_Supplied material_.

* start *

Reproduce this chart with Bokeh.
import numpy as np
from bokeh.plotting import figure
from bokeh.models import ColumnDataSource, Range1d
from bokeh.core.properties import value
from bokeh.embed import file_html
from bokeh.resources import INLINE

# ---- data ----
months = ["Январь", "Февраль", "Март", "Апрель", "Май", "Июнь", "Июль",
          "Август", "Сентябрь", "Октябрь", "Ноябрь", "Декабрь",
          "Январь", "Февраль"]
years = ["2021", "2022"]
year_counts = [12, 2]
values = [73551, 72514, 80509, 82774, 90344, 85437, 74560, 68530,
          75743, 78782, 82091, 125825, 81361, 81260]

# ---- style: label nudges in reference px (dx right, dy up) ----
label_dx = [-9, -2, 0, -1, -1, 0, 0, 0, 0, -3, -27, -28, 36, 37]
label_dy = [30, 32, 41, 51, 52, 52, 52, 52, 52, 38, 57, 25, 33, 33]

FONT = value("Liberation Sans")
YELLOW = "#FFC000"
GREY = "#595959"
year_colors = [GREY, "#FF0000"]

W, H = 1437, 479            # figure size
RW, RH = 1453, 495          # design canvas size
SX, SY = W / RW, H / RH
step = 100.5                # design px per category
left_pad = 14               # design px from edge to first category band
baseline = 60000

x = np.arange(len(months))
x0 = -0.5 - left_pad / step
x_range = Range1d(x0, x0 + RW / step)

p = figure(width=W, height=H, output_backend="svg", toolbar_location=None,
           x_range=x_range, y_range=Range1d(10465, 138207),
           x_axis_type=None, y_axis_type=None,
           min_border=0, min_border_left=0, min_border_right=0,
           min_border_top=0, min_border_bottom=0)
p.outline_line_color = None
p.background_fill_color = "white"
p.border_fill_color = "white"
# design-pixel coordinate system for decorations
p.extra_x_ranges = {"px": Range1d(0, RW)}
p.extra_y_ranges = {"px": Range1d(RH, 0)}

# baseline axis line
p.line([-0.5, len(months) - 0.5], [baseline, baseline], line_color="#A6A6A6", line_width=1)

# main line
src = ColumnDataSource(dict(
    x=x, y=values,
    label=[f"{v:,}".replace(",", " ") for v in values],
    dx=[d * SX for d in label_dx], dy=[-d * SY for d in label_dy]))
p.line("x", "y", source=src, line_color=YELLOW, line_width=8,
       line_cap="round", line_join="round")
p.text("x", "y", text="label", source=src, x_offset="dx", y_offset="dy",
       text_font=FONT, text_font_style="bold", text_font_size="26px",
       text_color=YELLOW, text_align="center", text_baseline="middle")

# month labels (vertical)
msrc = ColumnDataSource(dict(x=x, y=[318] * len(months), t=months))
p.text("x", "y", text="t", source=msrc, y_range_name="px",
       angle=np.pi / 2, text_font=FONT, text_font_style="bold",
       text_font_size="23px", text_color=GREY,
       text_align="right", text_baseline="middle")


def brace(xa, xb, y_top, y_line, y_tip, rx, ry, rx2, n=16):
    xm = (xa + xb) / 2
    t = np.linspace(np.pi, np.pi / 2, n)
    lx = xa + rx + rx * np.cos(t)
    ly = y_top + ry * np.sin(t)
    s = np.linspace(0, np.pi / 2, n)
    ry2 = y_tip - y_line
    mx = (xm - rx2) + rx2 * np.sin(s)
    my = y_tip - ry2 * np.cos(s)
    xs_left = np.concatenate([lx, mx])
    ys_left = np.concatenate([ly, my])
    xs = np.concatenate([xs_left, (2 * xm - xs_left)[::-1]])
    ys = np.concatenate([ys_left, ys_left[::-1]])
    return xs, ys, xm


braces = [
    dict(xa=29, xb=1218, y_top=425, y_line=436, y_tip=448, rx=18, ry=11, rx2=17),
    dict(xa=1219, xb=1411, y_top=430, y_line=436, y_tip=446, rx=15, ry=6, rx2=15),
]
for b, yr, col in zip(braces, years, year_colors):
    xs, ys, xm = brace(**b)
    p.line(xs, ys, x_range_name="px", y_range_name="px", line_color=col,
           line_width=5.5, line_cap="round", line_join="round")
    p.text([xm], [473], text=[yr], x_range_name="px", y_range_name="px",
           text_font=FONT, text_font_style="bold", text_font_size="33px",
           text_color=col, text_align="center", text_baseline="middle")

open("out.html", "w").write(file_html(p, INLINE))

* end *

From the first line to the last, please quote the material above exactly.

Reproduce this chart with Bokeh.
import numpy as np
from bokeh.plotting import figure
from bokeh.models import ColumnDataSource, Range1d
from bokeh.core.properties import value
from bokeh.embed import file_html
from bokeh.resources import INLINE

# ---- data ----
months = ["Январь", "Февраль", "Март", "Апрель", "Май", "Июнь", "Июль",
          "Август", "Сентябрь", "Октябрь", "Ноябрь", "Декабрь",
          "Январь", "Февраль"]
years = ["2021", "2022"]
year_counts = [12, 2]
values = [73551, 72514, 80509, 82774, 90344, 85437, 74560, 68530,
          75743, 78782, 82091, 125825, 81361, 81260]

# ---- style: label nudges in reference px (dx right, dy up) ----
label_dx = [-9, -2, 0, -1, -1, 0, 0, 0, 0, -3, -27, -28, 36, 37]
label_dy = [30, 32, 41, 51, 52, 52, 52, 52, 52, 38, 57, 25, 33, 33]

FONT = value("Liberation Sans")
YELLOW = "#FFC000"
GREY = "#595959"
year_colors = [GREY, "#FF0000"]

W, H = 1437, 479            # figure size
RW, RH = 1453, 495          # design canvas size
SX, SY = W / RW, H / RH
step = 100.5                # design px per category
left_pad = 14               # design px from edge to first category band
baseline = 60000

x = np.arange(len(months))
x0 = -0.5 - left_pad / step
x_range = Range1d(x0, x0 + RW / step)

p = figure(width=W, height=H, output_backend="svg", toolbar_location=None,
           x_range=x_range, y_range=Range1d(10465, 138207),
           x_axis_type=None, y_axis_type=None,
           min_border=0, min_border_left=0, min_border_right=0,
           min_border_top=0, min_border_bottom=0)
p.outline_line_color = None
p.background_fill_color = "white"
p.border_fill_color = "white"
# design-pixel coordinate system for decorations
p.extra_x_ranges = {"px": Range1d(0, RW)}
p.extra_y_ranges = {"px": Range1d(RH, 0)}

# baseline axis line
p.line([-0.5, len(months) - 0.5], [baseline, baseline], line_color="#A6A6A6", line_width=1)

# main line
src = ColumnDataSource(dict(
    x=x, y=values,
    label=[f"{v:,}".replace(",", " ") for v in values],
    dx=[d * SX for d in label_dx], dy=[-d * SY for d in label_dy]))
p.line("x", "y", source=src, line_color=YELLOW, line_width=8,
       line_cap="round", line_join="round")
p.text("x", "y", text="label", source=src, x_offset="dx", y_offset="dy",
       text_font=FONT, text_font_style="bold", text_font_size="26px",
       text_color=YELLOW, text_align="center", text_baseline="middle")

# month labels (vertical)
msrc = ColumnDataSource(dict(x=x, y=[318] * len(months), t=months))
p.text("x", "y", text="t", source=msrc, y_range_name="px",
       angle=np.pi / 2, text_font=FONT, text_font_style="bold",
       text_font_size="23px", text_color=GREY,
       text_align="right", text_baseline="middle")


def brace(xa, xb, y_top, y_line, y_tip, rx, ry, rx2, n=16):
    xm = (xa + xb) / 2
    t = np.linspace(np.pi, np.pi / 2, n)
    lx = xa + rx + rx * np.cos(t)
    ly = y_top + ry * np.sin(t)
    s = np.linspace(0, np.pi / 2, n)
    ry2 = y_tip - y_line
    mx = (xm - rx2) + rx2 * np.sin(s)
    my = y_tip - ry2 * np.cos(s)
    xs_left = np.concatenate([lx, mx])
    ys_left = np.concatenate([ly, my])
    xs = np.concatenate([xs_left, (2 * xm - xs_left)[::-1]])
    ys = np.concatenate([ys_left, ys_left[::-1]])
    return xs, ys, xm


braces = [
    dict(xa=29, xb=1218, y_top=425, y_line=436, y_tip=448, rx=18, ry=11, rx2=17),
    dict(xa=1219, xb=1411, y_top=430, y_line=436, y_tip=446, rx=15, ry=6, rx2=15),
]
for b, yr, col in zip(braces, years, year_colors):
    xs, ys, xm = brace(**b)
    p.line(xs, ys, x_range_name="px", y_range_name="px", line_color=col,
           line_width=5.5, line_cap="round", line_join="round")
    p.text([xm], [473], text=[yr], x_range_name="px", y_range_name="px",
           text_font=FONT, text_font_style="bold", text_font_size="33px",
           text_color=col, text_align="center", text_baseline="middle")

open("out.html", "w").write(file_html(p, INLINE))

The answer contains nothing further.